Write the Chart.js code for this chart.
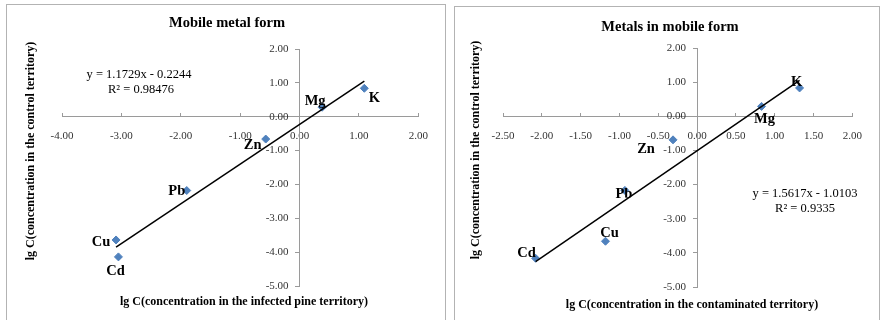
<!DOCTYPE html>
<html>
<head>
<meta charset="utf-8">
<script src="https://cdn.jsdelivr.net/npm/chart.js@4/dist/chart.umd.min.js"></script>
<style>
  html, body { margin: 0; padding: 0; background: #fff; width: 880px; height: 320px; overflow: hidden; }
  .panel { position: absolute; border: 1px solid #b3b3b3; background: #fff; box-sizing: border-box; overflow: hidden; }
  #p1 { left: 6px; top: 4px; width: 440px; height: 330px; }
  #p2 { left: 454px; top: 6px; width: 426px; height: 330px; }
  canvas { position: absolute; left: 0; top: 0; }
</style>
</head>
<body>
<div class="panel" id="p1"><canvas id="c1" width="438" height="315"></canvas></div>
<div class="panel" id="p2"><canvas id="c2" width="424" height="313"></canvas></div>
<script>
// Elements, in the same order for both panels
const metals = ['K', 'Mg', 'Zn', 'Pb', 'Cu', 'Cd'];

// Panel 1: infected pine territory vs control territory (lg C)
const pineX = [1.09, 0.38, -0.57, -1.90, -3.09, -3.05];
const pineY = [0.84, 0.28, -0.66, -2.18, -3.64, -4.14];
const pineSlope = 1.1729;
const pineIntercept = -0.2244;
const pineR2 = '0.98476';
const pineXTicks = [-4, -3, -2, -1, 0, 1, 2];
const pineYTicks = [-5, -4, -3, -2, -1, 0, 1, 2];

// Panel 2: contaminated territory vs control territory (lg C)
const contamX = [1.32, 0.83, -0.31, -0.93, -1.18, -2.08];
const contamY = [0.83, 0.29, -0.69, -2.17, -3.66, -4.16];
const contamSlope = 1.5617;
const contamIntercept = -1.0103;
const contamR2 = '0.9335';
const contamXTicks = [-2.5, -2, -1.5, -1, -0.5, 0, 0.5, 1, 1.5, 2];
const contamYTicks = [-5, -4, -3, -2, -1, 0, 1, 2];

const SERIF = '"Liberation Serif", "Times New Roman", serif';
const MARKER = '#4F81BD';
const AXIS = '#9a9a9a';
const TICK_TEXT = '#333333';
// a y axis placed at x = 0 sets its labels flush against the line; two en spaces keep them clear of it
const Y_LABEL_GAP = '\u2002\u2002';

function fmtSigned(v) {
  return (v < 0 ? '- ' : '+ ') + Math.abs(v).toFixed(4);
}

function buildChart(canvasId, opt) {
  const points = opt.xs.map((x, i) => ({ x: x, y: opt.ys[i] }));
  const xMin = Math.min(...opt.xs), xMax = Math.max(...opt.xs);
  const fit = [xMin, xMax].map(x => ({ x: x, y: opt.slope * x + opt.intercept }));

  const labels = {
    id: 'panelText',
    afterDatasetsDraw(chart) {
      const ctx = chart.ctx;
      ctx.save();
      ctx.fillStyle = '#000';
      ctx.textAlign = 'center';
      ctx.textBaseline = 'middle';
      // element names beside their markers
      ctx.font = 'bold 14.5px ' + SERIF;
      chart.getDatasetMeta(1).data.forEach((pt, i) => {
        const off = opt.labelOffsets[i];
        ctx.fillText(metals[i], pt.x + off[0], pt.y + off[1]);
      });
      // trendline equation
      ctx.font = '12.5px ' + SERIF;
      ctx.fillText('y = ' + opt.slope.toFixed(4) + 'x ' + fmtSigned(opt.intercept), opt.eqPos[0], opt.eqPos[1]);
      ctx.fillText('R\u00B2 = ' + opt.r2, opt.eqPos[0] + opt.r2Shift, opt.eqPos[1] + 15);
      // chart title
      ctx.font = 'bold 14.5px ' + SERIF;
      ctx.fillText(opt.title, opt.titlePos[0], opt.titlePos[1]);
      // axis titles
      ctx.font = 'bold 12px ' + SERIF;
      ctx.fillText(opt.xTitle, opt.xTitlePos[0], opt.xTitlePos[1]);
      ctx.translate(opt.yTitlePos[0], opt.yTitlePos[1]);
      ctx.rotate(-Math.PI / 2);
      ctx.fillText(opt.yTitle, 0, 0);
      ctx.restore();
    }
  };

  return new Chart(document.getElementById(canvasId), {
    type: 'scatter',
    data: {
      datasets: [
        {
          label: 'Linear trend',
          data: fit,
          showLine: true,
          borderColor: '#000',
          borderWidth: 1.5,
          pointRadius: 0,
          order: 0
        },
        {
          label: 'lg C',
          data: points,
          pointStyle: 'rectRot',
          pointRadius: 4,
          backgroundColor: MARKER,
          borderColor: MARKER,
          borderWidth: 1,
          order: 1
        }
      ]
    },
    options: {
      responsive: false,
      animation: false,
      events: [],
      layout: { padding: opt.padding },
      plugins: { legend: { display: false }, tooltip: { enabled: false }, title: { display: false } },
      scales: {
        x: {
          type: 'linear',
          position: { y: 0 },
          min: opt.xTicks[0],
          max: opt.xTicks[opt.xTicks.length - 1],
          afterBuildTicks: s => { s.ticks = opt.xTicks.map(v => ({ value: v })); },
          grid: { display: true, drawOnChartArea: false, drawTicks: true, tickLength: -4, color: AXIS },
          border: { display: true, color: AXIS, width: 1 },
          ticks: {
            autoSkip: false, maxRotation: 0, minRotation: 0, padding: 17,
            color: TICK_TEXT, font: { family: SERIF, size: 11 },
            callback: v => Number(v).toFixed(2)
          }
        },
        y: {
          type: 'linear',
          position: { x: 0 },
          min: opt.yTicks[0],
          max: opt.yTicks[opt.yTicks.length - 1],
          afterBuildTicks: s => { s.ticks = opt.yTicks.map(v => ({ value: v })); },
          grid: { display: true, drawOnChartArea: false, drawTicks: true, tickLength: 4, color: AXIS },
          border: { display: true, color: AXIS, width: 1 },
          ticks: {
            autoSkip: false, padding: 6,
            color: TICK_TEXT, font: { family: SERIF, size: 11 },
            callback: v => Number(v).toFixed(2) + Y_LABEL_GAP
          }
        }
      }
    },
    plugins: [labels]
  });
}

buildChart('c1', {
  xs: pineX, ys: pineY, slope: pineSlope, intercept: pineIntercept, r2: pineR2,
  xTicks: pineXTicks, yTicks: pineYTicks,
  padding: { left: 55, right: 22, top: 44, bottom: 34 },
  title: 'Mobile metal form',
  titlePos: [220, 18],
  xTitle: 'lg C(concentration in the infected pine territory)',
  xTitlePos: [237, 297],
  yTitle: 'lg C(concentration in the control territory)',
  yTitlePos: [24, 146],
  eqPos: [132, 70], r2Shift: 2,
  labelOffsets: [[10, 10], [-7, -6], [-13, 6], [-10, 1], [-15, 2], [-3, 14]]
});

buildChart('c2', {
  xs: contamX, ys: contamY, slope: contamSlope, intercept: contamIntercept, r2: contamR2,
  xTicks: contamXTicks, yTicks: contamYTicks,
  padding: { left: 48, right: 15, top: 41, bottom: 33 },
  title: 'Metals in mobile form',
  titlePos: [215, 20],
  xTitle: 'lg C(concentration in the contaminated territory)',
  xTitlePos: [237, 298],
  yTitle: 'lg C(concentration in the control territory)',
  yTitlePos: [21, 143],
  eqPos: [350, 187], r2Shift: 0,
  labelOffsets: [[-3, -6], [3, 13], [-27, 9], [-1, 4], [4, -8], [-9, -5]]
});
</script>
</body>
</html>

**********

From start to finish, output the listing exactly, but omit its pictures.

**OUTPUT FOR THIS TASK:**
Write the Chart.js code for this chart.
<!DOCTYPE html>
<html>
<head>
<meta charset="utf-8">
<script src="https://cdn.jsdelivr.net/npm/chart.js@4/dist/chart.umd.min.js"></script>
<style>
  html, body { margin: 0; padding: 0; background: #fff; width: 880px; height: 320px; overflow: hidden; }
  .panel { position: absolute; border: 1px solid #b3b3b3; background: #fff; box-sizing: border-box; overflow: hidden; }
  #p1 { left: 6px; top: 4px; width: 440px; height: 330px; }
  #p2 { left: 454px; top: 6px; width: 426px; height: 330px; }
  canvas { position: absolute; left: 0; top: 0; }
</style>
</head>
<body>
<div class="panel" id="p1"><canvas id="c1" width="438" height="315"></canvas></div>
<div class="panel" id="p2"><canvas id="c2" width="424" height="313"></canvas></div>
<script>
// Elements, in the same order for both panels
const metals = ['K', 'Mg', 'Zn', 'Pb', 'Cu', 'Cd'];

// Panel 1: infected pine territory vs control territory (lg C)
const pineX = [1.09, 0.38, -0.57, -1.90, -3.09, -3.05];
const pineY = [0.84, 0.28, -0.66, -2.18, -3.64, -4.14];
const pineSlope = 1.1729;
const pineIntercept = -0.2244;
const pineR2 = '0.98476';
const pineXTicks = [-4, -3, -2, -1, 0, 1, 2];
const pineYTicks = [-5, -4, -3, -2, -1, 0, 1, 2];

// Panel 2: contaminated territory vs control territory (lg C)
const contamX = [1.32, 0.83, -0.31, -0.93, -1.18, -2.08];
const contamY = [0.83, 0.29, -0.69, -2.17, -3.66, -4.16];
const contamSlope = 1.5617;
const contamIntercept = -1.0103;
const contamR2 = '0.9335';
const contamXTicks = [-2.5, -2, -1.5, -1, -0.5, 0, 0.5, 1, 1.5, 2];
const contamYTicks = [-5, -4, -3, -2, -1, 0, 1, 2];

const SERIF = '"Liberation Serif", "Times New Roman", serif';
const MARKER = '#4F81BD';
const AXIS = '#9a9a9a';
const TICK_TEXT = '#333333';
// a y axis placed at x = 0 sets its labels flush against the line; two en spaces keep them clear of it
const Y_LABEL_GAP = '\u2002\u2002';

function fmtSigned(v) {
  return (v < 0 ? '- ' : '+ ') + Math.abs(v).toFixed(4);
}

function buildChart(canvasId, opt) {
  const points = opt.xs.map((x, i) => ({ x: x, y: opt.ys[i] }));
  const xMin = Math.min(...opt.xs), xMax = Math.max(...opt.xs);
  const fit = [xMin, xMax].map(x => ({ x: x, y: opt.slope * x + opt.intercept }));

  const labels = {
    id: 'panelText',
    afterDatasetsDraw(chart) {
      const ctx = chart.ctx;
      ctx.save();
      ctx.fillStyle = '#000';
      ctx.textAlign = 'center';
      ctx.textBaseline = 'middle';
      // element names beside their markers
      ctx.font = 'bold 14.5px ' + SERIF;
      chart.getDatasetMeta(1).data.forEach((pt, i) => {
        const off = opt.labelOffsets[i];
        ctx.fillText(metals[i], pt.x + off[0], pt.y + off[1]);
      });
      // trendline equation
      ctx.font = '12.5px ' + SERIF;
      ctx.fillText('y = ' + opt.slope.toFixed(4) + 'x ' + fmtSigned(opt.intercept), opt.eqPos[0], opt.eqPos[1]);
      ctx.fillText('R\u00B2 = ' + opt.r2, opt.eqPos[0] + opt.r2Shift, opt.eqPos[1] + 15);
      // chart title
      ctx.font = 'bold 14.5px ' + SERIF;
      ctx.fillText(opt.title, opt.titlePos[0], opt.titlePos[1]);
      // axis titles
      ctx.font = 'bold 12px ' + SERIF;
      ctx.fillText(opt.xTitle, opt.xTitlePos[0], opt.xTitlePos[1]);
      ctx.translate(opt.yTitlePos[0], opt.yTitlePos[1]);
      ctx.rotate(-Math.PI / 2);
      ctx.fillText(opt.yTitle, 0, 0);
      ctx.restore();
    }
  };

  return new Chart(document.getElementById(canvasId), {
    type: 'scatter',
    data: {
      datasets: [
        {
          label: 'Linear trend',
          data: fit,
          showLine: true,
          borderColor: '#000',
          borderWidth: 1.5,
          pointRadius: 0,
          order: 0
        },
        {
          label: 'lg C',
          data: points,
          pointStyle: 'rectRot',
          pointRadius: 4,
          backgroundColor: MARKER,
          borderColor: MARKER,
          borderWidth: 1,
          order: 1
        }
      ]
    },
    options: {
      responsive: false,
      animation: false,
      events: [],
      layout: { padding: opt.padding },
      plugins: { legend: { display: false }, tooltip: { enabled: false }, title: { display: false } },
      scales: {
        x: {
          type: 'linear',
          position: { y: 0 },
          min: opt.xTicks[0],
          max: opt.xTicks[opt.xTicks.length - 1],
          afterBuildTicks: s => { s.ticks = opt.xTicks.map(v => ({ value: v })); },
          grid: { display: true, drawOnChartArea: false, drawTicks: true, tickLength: -4, color: AXIS },
          border: { display: true, color: AXIS, width: 1 },
          ticks: {
            autoSkip: false, maxRotation: 0, minRotation: 0, padding: 17,
            color: TICK_TEXT, font: { family: SERIF, size: 11 },
            callback: v => Number(v).toFixed(2)
          }
        },
        y: {
          type: 'linear',
          position: { x: 0 },
          min: opt.yTicks[0],
          max: opt.yTicks[opt.yTicks.length - 1],
          afterBuildTicks: s => { s.ticks = opt.yTicks.map(v => ({ value: v })); },
          grid: { display: true, drawOnChartArea: false, drawTicks: true, tickLength: 4, color: AXIS },
          border: { display: true, color: AXIS, width: 1 },
          ticks: {
            autoSkip: false, padding: 6,
            color: TICK_TEXT, font: { family: SERIF, size: 11 },
            callback: v => Number(v).toFixed(2) + Y_LABEL_GAP
          }
        }
      }
    },
    plugins: [labels]
  });
}

buildChart('c1', {
  xs: pineX, ys: pineY, slope: pineSlope, intercept: pineIntercept, r2: pineR2,
  xTicks: pineXTicks, yTicks: pineYTicks,
  padding: { left: 55, right: 22, top: 44, bottom: 34 },
  title: 'Mobile metal form',
  titlePos: [220, 18],
  xTitle: 'lg C(concentration in the infected pine territory)',
  xTitlePos: [237, 297],
  yTitle: 'lg C(concentration in the control territory)',
  yTitlePos: [24, 146],
  eqPos: [132, 70], r2Shift: 2,
  labelOffsets: [[10, 10], [-7, -6], [-13, 6], [-10, 1], [-15, 2], [-3, 14]]
});

buildChart('c2', {
  xs: contamX, ys: contamY, slope: contamSlope, intercept: contamIntercept, r2: contamR2,
  xTicks: contamXTicks, yTicks: contamYTicks,
  padding: { left: 48, right: 15, top: 41, bottom: 33 },
  title: 'Metals in mobile form',
  titlePos: [215, 20],
  xTitle: 'lg C(concentration in the contaminated territory)',
  xTitlePos: [237, 298],
  yTitle: 'lg C(concentration in the control territory)',
  yTitlePos: [21, 143],
  eqPos: [350, 187], r2Shift: 0,
  labelOffsets: [[-3, -6], [3, 13], [-27, 9], [-1, 4], [4, -8], [-9, -5]]
});
</script>
</body>
</html>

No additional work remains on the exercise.